I nod. “They were the symbol of Raven’s Landing. There are many stories about ravens, but the one I remember best is about a pair of them. Thought and Desire. Mind and heart. Knowledge and love. They carried messages between the old king, called the golden king, Torsuld, and the rest of the world, ensuring peace among the four kingdoms—North, South, East, and West.” I pause, recalling Dad slipping into the sea at the end of the breakwater. He was loyal to Torsuld through and through. I push against the fight in my chest. “Supposedly the golden raven protects the fae but I guess it can’t come inside these walls. Likely another curse.”
“I said I saw the golden raven when I teleported here or whatever,” she says.
“Teleported?”
“I don’t know. The portal. Whatever. However it was that I appeared here.” She waves her hands around. “I was home and now I’m here on some kind of quest. I thought that was just for video games and old books.”
“Well, I’ll tell you a story then. Years ago, the golden king disappeared then the ravens went to the mountains. No one has sighted one for years—my whole life, in fact. And good thing too because the silver king has a bounty on them.”
“What happened to the golden king?”
“No one knows. One day, Torsuld was gone. Disappeared as though into thin air. There are theories: he went crazy and was subdued by his mage, he wandered off and was carried to the mountains by the ravens, he fell into the sea and drowned...” Like Dad.
“What do you believe?” she asks.
“I don’t go in for rumors.” The truth is I don’t know and it doesn’t matter anyway because now we’re stuck with the silver prince, er, king. I choose my words carefully. “Leith, the current king, took Torsuld’s place and the result is,” I lift my thumb over my shoulder. “Fjallhold.”

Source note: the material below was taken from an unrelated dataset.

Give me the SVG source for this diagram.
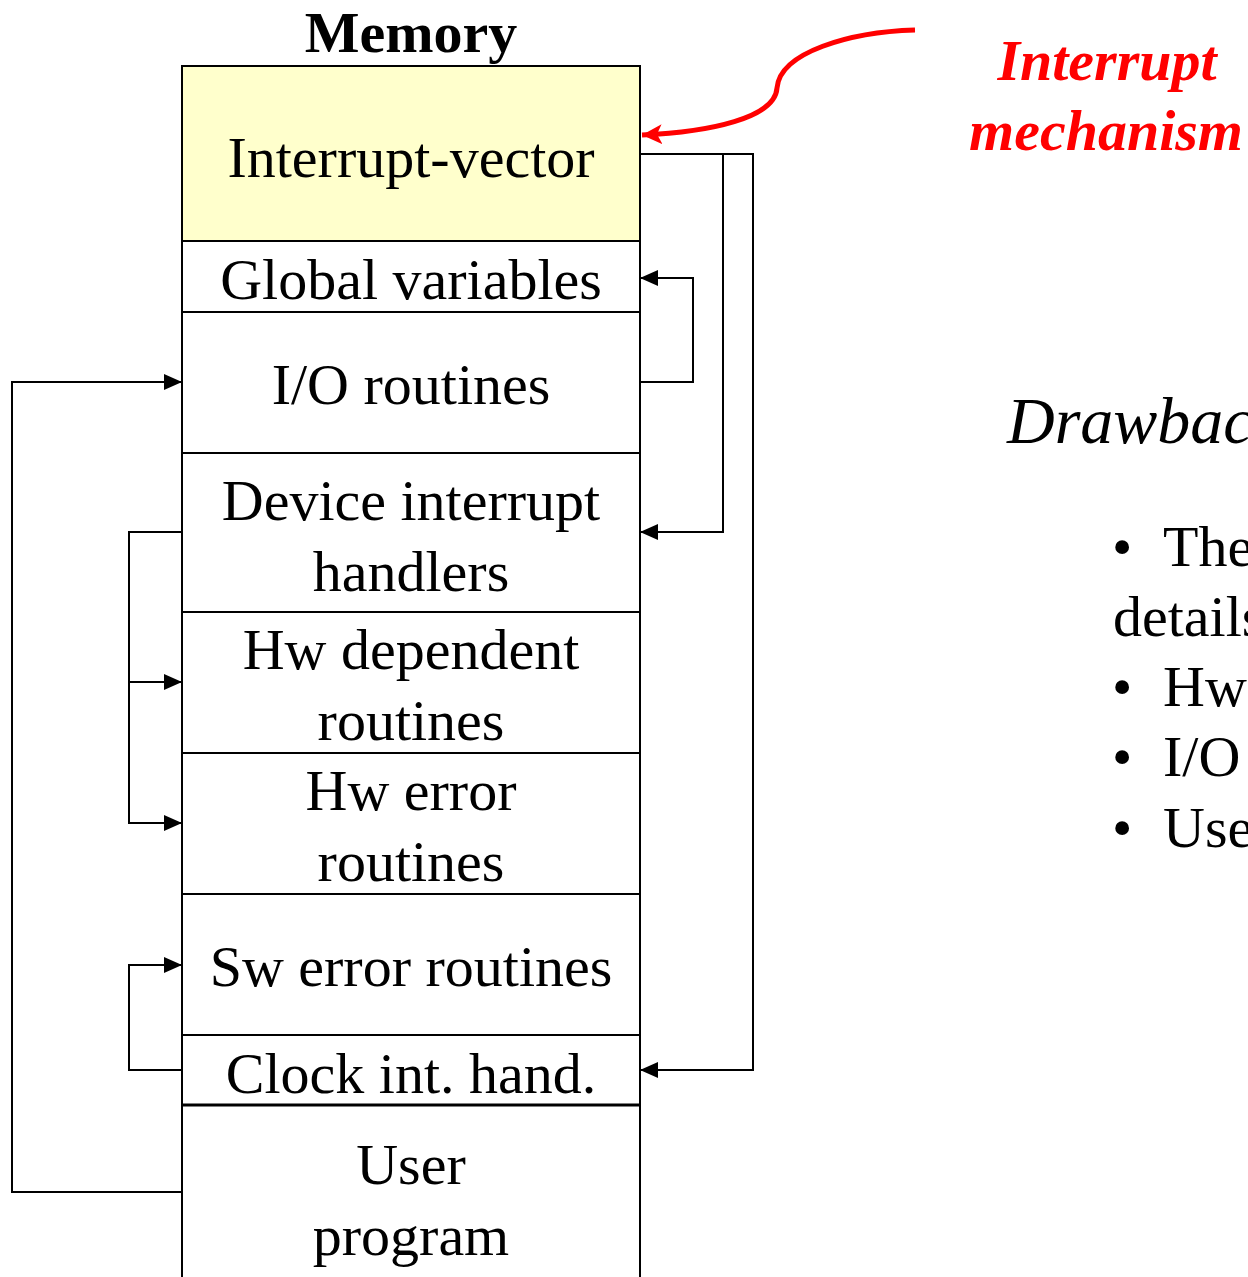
<svg xmlns="http://www.w3.org/2000/svg" width="1248" height="1277" viewBox="0 0 1248 1277">
  <defs>
    <marker id="arr" markerWidth="18" markerHeight="16" refX="17" refY="8" orient="auto" markerUnits="userSpaceOnUse">
      <path d="M0,0 L18,8 L0,16 Z" fill="#000"/>
    </marker>
    <marker id="arrRed" markerWidth="22" markerHeight="20" refX="20" refY="10" orient="auto" markerUnits="userSpaceOnUse">
      <path d="M0,0 L20,10 L0,20 L5,10 Z" fill="#ff0000"/>
    </marker>
  </defs>
  <style>
    .t { font-family: "Liberation Serif", "Times New Roman", serif; font-size: 58px; fill: #000; text-anchor: middle; }
    .cell { fill: #fff; stroke: #000; stroke-width: 2; }
    .conn { fill: none; stroke: #000; stroke-width: 2; }
  </style>
  <rect width="1248" height="1277" fill="#fff"/>

  <text id="title" class="t" x="411" y="52" font-weight="bold">Memory</text>

  <!-- memory map cells -->
  <g id="interrupt-vector">
    <rect x="182" y="66" width="458" height="175" fill="#ffffcc" stroke="#000" stroke-width="2"/>
    <text class="t" x="411" y="177">Interrupt-vector</text>
  </g>
  <g id="global-variables">
    <rect class="cell" x="182" y="241" width="458" height="71"/>
    <text class="t" x="411" y="299">Global variables</text>
  </g>
  <g id="io-routines">
    <rect class="cell" x="182" y="312" width="458" height="141"/>
    <text class="t" x="411" y="404">I/O routines</text>
  </g>
  <g id="device-handlers">
    <rect class="cell" x="182" y="453" width="458" height="159"/>
    <text class="t" x="411" y="520">Device interrupt</text>
    <text class="t" x="411" y="591">handlers</text>
  </g>
  <g id="hw-dependent">
    <rect class="cell" x="182" y="612" width="458" height="141"/>
    <text class="t" x="411" y="669">Hw dependent</text>
    <text class="t" x="411" y="740">routines</text>
  </g>
  <g id="hw-error">
    <rect class="cell" x="182" y="753" width="458" height="141"/>
    <text class="t" x="411" y="810">Hw error</text>
    <text class="t" x="411" y="881">routines</text>
  </g>
  <g id="sw-error">
    <rect class="cell" x="182" y="894" width="458" height="141"/>
    <text class="t" x="411" y="986">Sw error routines</text>
  </g>
  <g id="clock-handler">
    <rect class="cell" x="182" y="1035" width="458" height="70"/>
    <text class="t" x="411" y="1093">Clock int. hand.</text>
  </g>
  <g id="user-program">
    <path d="M182,1105 L182,1277 M640,1105 L640,1277" class="conn"/>
    <line x1="182" y1="1105" x2="640" y2="1105" stroke="#000" stroke-width="3"/>
    <text class="t" x="411" y="1184">User</text>
    <text class="t" x="411" y="1255">program</text>
  </g>

  <!-- control-flow connectors -->
  <g id="connectors">
    <path class="conn" d="M640,154 L723,154 L723,532 L641,532" marker-end="url(#arr)"/>
    <path class="conn" d="M723,154 L753,154 L753,1070 L641,1070" marker-end="url(#arr)"/>
    <path class="conn" d="M640,382 L693,382 L693,278 L641,278" marker-end="url(#arr)"/>
    <path class="conn" d="M182,1192 L12,1192 L12,382 L181,382" marker-end="url(#arr)"/>
    <path class="conn" d="M182,532 L129,532 L129,682 L181,682" marker-end="url(#arr)"/>
    <path class="conn" d="M129,682 L129,823 L181,823" marker-end="url(#arr)"/>
    <path class="conn" d="M182,1070 L129,1070 L129,965 L181,965" marker-end="url(#arr)"/>
    <path d="M915,30 C850,32 780,52 777,88 C775,118 710,132 642,135" fill="none" stroke="#ff0000" stroke-width="5" marker-end="url(#arrRed)"/>
  </g>

  <g id="interrupt-label" font-family="Liberation Serif, Times New Roman, serif" font-size="58" font-weight="bold" font-style="italic" fill="#ff0000" text-anchor="middle">
    <text x="1107" y="80">Interrupt</text>
    <text x="1106" y="150">mechanism</text>
  </g>

  <g id="drawbacks">
    <text x="1007" y="443" font-family="Liberation Serif, Times New Roman, serif" font-size="66" font-style="italic" fill="#000">Drawbac</text>
    <g font-family="Liberation Serif, Times New Roman, serif" font-size="58" fill="#000">
      <text x="1112" y="566">•</text>
      <text x="1163" y="566">The</text>
      <text x="1113" y="636">details</text>
      <text x="1112" y="706">•</text>
      <text x="1163" y="706">Hw</text>
      <text x="1112" y="776">•</text>
      <text x="1163" y="776">I/O</text>
      <text x="1112" y="847">•</text>
      <text x="1163" y="847">Use</text>
    </g>
  </g>
</svg>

Her gaze lifts and then drops to the raven’s eye on the wall. “Does the silver king believe in mages, magic, and all that?”
“Magic?
It’s officially outlawed. Fae are outcasts. Ravens? The silver king supposedly wants to eat them for dinner. And if we want to eat this fish for dinner, we best get on. Demon’s hour grows close.”
Chapter 7
Soren
As we scramble back along the breakwater, I can’t help but feel watched, eyes and ears tracing my movements and listening to my every word. Perhaps they are, given the tender evidence of ink on my flesh, but this is different, not as sharp though, but just as foreboding. It feels like a warm wind in the winter, welcome, but its strangeness raises bumps along my arms nonetheless.
The castle looms high as we skirt the lower banks of the moat that spills into the sea. We’re nearly to the Flats when Kiki pauses, looking past the stone steps to the gauntlet and the gates of Fjallhold.
“Is the silver king watching us?” she asks.
“Always assume that he is.”
“What does he look like?”
“I’ve only seen him a few times, but he wears a long black cloak, with a veil over his head and a silver crown on top.”
“So you’ve never seen his face?”
“I’ve only heard about his eyes. They’re as black as the coals in the ashpit.”
Kiki shivers.
“Best not to talk about things like that around here,” I warn.
“Yes, but I must see him. The message said to seek—”
I answer by picking up the pace, regretfully leaving the fresh salt air at my back. I’m torn between wanting her to wake her up to the truth and letting her figure it out on her own since she doesn’t seem to believe the danger I’ve already warned her about.
When she catches up to me I breathe a sigh of relief. “I want to help you. I want to help the people of Raven’s Landing, but please trust me when I say if he takes one look at you—”
Kiki coughs. “What’s that?” She points to a large, rectangular opening in the center of the commons to one side of the castle. A faint haze of heat rises off the embers within.
“That’s the ashpit.” My voice is hollow.
She steps perilously close, peering inside the deep opening, covered in iron bars.